---------- PROVIDED DATA ----------

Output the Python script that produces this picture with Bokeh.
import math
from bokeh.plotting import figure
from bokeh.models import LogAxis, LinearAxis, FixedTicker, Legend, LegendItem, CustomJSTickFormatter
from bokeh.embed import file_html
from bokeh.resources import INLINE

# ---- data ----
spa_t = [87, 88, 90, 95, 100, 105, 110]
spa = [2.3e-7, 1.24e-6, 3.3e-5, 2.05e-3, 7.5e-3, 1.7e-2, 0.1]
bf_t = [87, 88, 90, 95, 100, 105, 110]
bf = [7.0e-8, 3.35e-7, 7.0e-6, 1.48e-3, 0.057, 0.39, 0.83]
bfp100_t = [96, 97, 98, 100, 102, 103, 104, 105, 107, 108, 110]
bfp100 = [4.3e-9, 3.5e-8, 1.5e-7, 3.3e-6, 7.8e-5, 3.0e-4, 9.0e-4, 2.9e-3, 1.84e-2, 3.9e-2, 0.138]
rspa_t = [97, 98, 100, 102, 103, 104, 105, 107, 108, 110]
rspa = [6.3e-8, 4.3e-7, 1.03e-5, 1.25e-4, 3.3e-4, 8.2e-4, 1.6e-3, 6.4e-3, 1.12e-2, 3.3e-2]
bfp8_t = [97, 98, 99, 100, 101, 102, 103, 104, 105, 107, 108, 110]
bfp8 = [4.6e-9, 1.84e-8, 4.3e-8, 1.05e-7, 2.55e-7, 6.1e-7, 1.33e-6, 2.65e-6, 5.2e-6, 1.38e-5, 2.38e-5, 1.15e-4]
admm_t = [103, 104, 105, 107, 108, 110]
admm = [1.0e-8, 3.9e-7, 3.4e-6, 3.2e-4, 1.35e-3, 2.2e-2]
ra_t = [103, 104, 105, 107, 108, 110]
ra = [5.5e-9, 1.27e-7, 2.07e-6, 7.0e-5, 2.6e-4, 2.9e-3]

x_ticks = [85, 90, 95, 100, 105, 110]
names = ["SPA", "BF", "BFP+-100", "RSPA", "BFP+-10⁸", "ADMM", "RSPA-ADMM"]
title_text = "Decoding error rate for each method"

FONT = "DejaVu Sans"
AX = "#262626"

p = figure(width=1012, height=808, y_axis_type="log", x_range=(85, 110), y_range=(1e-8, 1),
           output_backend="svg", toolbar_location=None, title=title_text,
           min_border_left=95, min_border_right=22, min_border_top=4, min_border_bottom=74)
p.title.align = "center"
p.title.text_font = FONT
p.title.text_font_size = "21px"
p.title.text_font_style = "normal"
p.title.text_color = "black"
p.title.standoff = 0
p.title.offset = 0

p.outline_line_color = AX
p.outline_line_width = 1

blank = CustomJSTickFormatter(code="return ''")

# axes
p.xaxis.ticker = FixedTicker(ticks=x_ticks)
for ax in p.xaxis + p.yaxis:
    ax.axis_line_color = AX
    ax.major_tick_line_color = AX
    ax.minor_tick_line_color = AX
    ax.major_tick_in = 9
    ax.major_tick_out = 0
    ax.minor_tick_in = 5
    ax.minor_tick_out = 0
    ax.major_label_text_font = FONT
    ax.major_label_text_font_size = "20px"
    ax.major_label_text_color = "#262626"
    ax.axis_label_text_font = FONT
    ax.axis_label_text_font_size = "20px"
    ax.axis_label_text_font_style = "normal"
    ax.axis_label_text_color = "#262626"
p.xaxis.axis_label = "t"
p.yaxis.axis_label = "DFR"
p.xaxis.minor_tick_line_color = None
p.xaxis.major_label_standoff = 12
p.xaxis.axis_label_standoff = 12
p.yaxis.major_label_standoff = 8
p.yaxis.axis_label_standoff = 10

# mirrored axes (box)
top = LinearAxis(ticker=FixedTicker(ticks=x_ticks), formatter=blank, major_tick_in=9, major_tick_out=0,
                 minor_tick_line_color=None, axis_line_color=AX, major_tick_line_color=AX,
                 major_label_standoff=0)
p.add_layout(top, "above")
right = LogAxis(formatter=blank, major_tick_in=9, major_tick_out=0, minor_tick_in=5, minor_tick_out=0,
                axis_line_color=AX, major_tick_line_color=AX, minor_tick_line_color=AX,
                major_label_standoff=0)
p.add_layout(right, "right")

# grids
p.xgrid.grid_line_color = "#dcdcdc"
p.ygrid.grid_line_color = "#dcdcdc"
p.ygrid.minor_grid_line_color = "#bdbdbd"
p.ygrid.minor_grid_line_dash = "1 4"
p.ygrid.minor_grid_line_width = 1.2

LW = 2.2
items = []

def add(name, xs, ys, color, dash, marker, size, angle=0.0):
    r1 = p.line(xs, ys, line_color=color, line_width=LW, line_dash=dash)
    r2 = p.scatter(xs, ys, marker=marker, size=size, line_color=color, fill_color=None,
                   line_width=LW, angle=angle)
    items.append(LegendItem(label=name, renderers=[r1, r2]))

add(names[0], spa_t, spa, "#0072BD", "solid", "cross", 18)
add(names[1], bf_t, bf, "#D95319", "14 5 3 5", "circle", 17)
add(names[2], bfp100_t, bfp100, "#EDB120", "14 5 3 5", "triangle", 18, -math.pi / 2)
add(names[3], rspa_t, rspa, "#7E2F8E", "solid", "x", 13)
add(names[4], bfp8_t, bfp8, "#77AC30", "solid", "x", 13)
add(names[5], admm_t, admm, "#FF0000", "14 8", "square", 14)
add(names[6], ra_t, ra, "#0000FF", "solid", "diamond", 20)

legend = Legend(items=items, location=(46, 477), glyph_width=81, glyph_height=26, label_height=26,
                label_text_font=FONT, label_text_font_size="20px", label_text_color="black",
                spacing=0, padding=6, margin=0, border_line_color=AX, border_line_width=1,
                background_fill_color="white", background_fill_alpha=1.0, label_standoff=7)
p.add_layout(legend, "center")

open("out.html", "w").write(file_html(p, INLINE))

----------

> [DESCRIPTION OF THE TASK]:
Set down each line of the material verbatim, from the first line through the line that contains "from bokeh.resources import INLINE".

> [WRITTEN RESPONSE]:
Output the Python script that produces this picture with Bokeh.
import math
from bokeh.plotting import figure
from bokeh.models import LogAxis, LinearAxis, FixedTicker, Legend, LegendItem, CustomJSTickFormatter
from bokeh.embed import file_html
from bokeh.resources import INLINE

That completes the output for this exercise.